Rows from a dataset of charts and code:
"""
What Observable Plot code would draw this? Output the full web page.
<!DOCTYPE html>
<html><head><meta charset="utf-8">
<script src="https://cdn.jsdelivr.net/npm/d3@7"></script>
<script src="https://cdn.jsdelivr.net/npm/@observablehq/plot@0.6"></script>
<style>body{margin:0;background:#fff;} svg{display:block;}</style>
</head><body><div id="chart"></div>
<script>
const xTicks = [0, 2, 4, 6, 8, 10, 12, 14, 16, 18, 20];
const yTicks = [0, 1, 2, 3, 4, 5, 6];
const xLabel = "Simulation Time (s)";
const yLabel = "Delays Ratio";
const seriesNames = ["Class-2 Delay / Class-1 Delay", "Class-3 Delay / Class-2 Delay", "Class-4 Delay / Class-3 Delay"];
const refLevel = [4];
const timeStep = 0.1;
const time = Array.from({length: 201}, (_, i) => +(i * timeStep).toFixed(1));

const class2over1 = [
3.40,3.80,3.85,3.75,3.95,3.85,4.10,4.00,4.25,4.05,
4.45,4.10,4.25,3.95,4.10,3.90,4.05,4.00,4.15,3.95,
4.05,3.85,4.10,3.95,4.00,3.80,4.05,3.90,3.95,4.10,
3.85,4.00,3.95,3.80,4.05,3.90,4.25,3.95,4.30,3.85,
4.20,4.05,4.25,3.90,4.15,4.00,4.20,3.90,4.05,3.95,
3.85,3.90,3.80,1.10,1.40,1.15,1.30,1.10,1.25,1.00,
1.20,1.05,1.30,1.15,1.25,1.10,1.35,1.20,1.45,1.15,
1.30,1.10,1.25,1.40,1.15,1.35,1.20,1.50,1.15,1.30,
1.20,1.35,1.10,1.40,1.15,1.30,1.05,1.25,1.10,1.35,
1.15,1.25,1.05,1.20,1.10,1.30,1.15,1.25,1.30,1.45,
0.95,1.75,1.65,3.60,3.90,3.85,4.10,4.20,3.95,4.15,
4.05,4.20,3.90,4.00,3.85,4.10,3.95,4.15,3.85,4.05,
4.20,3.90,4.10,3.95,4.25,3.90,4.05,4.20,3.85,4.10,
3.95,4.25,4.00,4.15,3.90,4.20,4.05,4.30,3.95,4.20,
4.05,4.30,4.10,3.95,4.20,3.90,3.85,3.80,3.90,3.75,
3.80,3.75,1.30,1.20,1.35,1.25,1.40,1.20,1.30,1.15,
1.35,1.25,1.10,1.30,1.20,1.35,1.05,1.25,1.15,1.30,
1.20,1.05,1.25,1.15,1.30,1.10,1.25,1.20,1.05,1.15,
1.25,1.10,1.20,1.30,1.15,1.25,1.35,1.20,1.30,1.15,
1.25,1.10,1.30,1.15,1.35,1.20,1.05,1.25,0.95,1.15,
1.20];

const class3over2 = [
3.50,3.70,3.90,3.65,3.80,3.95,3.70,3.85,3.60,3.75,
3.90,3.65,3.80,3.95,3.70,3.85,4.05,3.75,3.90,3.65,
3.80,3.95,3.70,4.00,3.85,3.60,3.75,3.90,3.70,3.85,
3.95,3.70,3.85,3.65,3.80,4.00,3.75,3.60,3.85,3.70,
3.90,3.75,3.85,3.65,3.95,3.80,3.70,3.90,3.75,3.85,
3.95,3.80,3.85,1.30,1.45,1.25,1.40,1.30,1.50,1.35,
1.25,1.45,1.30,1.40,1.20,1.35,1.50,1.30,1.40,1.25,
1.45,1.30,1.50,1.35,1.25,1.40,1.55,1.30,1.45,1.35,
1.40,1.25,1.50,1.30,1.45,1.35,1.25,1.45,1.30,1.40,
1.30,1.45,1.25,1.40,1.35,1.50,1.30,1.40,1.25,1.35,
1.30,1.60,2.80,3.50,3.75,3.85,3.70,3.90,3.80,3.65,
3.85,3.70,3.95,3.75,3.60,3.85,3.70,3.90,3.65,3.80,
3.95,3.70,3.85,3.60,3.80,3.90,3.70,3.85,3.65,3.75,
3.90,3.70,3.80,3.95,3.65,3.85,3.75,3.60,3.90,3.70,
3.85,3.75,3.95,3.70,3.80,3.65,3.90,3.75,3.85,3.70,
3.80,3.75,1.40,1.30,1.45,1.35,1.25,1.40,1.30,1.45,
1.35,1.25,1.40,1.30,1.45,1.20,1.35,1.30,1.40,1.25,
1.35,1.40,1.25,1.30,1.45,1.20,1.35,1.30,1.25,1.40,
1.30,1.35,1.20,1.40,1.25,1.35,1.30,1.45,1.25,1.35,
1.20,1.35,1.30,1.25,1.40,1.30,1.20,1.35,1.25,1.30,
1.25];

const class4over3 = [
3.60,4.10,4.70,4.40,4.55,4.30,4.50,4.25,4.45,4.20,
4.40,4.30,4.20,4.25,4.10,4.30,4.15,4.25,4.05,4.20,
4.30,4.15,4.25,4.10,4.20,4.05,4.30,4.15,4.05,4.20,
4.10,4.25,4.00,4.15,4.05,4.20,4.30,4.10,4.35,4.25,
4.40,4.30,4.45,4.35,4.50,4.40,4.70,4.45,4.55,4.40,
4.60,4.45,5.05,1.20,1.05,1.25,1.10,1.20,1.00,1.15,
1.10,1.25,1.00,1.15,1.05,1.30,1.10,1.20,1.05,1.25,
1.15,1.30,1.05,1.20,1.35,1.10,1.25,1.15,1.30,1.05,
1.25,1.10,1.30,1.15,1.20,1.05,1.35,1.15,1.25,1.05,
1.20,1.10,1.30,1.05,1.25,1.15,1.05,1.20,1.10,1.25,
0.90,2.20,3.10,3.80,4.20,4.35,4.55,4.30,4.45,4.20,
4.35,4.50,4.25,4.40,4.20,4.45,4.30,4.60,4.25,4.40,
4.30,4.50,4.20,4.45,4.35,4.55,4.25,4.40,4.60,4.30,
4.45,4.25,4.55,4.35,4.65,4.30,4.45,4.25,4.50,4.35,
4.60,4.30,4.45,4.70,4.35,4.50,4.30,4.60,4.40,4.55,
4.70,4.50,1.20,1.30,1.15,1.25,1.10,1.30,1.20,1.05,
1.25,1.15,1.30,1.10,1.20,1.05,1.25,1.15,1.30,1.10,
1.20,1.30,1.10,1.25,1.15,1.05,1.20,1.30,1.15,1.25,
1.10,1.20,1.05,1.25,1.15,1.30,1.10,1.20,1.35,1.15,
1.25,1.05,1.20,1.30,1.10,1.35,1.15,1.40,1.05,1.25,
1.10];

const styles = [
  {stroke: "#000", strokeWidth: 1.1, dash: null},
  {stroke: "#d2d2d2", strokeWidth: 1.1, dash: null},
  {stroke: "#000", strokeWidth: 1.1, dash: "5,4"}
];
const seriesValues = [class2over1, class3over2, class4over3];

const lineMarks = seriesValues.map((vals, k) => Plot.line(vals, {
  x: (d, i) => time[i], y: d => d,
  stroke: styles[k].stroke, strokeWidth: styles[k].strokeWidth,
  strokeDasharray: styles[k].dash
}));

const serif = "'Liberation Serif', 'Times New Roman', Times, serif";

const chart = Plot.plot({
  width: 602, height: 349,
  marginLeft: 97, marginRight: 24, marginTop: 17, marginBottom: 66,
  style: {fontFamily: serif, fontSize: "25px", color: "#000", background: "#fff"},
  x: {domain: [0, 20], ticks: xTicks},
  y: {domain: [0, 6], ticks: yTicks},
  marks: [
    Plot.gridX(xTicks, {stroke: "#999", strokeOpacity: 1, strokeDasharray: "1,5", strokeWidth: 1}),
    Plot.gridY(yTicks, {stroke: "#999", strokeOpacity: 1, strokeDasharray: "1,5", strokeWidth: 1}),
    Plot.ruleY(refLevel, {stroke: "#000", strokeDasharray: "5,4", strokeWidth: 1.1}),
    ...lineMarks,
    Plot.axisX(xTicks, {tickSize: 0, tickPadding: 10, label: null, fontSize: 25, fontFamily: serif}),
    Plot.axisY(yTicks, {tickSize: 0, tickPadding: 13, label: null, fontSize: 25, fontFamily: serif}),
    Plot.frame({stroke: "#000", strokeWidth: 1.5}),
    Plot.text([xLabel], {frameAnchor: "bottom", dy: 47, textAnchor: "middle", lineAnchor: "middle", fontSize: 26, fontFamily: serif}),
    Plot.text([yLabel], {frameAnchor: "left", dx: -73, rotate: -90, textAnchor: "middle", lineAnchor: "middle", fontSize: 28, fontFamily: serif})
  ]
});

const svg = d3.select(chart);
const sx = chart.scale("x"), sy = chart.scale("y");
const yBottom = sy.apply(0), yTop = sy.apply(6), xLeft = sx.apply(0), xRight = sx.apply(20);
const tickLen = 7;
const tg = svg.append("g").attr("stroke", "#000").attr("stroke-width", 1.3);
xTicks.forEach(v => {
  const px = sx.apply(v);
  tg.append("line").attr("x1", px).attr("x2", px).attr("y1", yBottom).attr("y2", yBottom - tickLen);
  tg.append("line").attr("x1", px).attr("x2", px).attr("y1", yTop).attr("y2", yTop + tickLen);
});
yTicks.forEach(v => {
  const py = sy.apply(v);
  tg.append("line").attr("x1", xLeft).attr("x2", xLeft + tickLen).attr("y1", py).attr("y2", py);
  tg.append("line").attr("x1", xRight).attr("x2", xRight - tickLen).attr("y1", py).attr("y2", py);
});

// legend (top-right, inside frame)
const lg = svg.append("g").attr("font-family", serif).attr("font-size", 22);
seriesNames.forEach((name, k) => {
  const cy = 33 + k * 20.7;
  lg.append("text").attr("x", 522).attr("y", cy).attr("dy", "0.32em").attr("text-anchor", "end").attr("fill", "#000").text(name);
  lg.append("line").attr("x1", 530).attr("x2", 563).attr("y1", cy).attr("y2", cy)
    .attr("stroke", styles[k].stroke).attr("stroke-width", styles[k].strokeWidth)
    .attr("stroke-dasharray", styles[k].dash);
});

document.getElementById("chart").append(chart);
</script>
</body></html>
"""
"""
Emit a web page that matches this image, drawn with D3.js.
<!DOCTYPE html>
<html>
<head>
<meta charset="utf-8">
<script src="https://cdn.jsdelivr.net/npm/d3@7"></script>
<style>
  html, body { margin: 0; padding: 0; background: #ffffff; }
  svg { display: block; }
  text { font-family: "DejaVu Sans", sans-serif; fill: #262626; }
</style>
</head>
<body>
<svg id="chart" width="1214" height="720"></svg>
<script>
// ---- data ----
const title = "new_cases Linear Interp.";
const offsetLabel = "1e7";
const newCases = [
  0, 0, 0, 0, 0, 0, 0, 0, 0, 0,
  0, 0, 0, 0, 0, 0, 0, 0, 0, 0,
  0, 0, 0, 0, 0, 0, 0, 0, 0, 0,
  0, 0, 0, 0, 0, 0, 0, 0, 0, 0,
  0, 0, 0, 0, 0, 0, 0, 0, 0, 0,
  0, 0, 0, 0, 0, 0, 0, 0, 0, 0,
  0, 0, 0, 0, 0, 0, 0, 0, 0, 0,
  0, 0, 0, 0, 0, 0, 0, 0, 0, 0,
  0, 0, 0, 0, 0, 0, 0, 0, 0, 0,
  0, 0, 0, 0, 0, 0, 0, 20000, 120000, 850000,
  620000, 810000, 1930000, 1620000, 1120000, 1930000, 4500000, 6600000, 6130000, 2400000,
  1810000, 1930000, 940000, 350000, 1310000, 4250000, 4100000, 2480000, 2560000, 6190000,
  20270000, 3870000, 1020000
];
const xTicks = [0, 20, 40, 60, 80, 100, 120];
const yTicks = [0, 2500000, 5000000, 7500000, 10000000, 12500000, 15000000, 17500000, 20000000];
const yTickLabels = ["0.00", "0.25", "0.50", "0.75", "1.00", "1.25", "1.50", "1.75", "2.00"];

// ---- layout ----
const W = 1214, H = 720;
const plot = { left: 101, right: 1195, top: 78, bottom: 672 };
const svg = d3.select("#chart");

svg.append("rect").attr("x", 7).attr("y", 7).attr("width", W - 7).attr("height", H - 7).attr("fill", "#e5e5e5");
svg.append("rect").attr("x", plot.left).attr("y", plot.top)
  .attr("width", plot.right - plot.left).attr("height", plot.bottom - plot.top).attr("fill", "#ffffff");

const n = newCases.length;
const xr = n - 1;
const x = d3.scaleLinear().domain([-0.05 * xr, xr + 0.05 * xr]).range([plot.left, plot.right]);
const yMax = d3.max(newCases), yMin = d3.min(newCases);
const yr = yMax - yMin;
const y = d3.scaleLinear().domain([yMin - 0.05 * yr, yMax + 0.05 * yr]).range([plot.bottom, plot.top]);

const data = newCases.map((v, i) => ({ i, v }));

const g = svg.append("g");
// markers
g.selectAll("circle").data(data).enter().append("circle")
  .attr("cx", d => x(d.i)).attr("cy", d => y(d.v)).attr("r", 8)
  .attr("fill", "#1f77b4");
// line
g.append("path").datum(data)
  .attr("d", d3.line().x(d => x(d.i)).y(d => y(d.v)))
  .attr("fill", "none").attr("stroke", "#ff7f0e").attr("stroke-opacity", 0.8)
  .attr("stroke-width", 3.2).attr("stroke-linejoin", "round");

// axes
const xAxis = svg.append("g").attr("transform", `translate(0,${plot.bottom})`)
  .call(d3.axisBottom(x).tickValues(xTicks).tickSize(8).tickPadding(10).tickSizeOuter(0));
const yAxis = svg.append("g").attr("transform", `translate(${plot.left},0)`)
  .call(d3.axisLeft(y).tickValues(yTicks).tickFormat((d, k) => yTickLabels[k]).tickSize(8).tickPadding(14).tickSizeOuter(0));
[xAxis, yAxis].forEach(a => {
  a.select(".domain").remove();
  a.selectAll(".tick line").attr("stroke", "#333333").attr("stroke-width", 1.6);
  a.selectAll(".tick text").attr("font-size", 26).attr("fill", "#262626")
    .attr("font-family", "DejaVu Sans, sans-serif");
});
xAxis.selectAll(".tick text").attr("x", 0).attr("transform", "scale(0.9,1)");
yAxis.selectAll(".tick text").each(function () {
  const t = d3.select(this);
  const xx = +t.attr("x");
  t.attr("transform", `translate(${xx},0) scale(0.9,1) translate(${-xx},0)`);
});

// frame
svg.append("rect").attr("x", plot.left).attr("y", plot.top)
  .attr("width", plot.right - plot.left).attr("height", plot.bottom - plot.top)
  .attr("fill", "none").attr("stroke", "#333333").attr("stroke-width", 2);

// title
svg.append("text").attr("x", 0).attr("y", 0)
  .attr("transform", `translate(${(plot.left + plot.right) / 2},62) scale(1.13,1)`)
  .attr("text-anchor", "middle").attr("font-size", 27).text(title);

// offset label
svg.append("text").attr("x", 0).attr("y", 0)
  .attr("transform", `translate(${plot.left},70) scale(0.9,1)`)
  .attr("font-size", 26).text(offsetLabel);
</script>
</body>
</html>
"""
TASK TO CARRY OUT: In the data above, find the line that contains "What Observable Plot" and the line that contains "i) => +(i * timeStep).toFixed(1));". Repeat exactly those lines and every line between them, and only those.

SOLUTION TO THIS EXERCISE:
What Observable Plot code would draw this? Output the full web page.
<!DOCTYPE html>
<html><head><meta charset="utf-8">
<script src="https://cdn.jsdelivr.net/npm/d3@7"></script>
<script src="https://cdn.jsdelivr.net/npm/@observablehq/plot@0.6"></script>
<style>body{margin:0;background:#fff;} svg{display:block;}</style>
</head><body><div id="chart"></div>
<script>
const xTicks = [0, 2, 4, 6, 8, 10, 12, 14, 16, 18, 20];
const yTicks = [0, 1, 2, 3, 4, 5, 6];
const xLabel = "Simulation Time (s)";
const yLabel = "Delays Ratio";
const seriesNames = ["Class-2 Delay / Class-1 Delay", "Class-3 Delay / Class-2 Delay", "Class-4 Delay / Class-3 Delay"];
const refLevel = [4];
const timeStep = 0.1;
const time = Array.from({length: 201}, (_, i) => +(i * timeStep).toFixed(1));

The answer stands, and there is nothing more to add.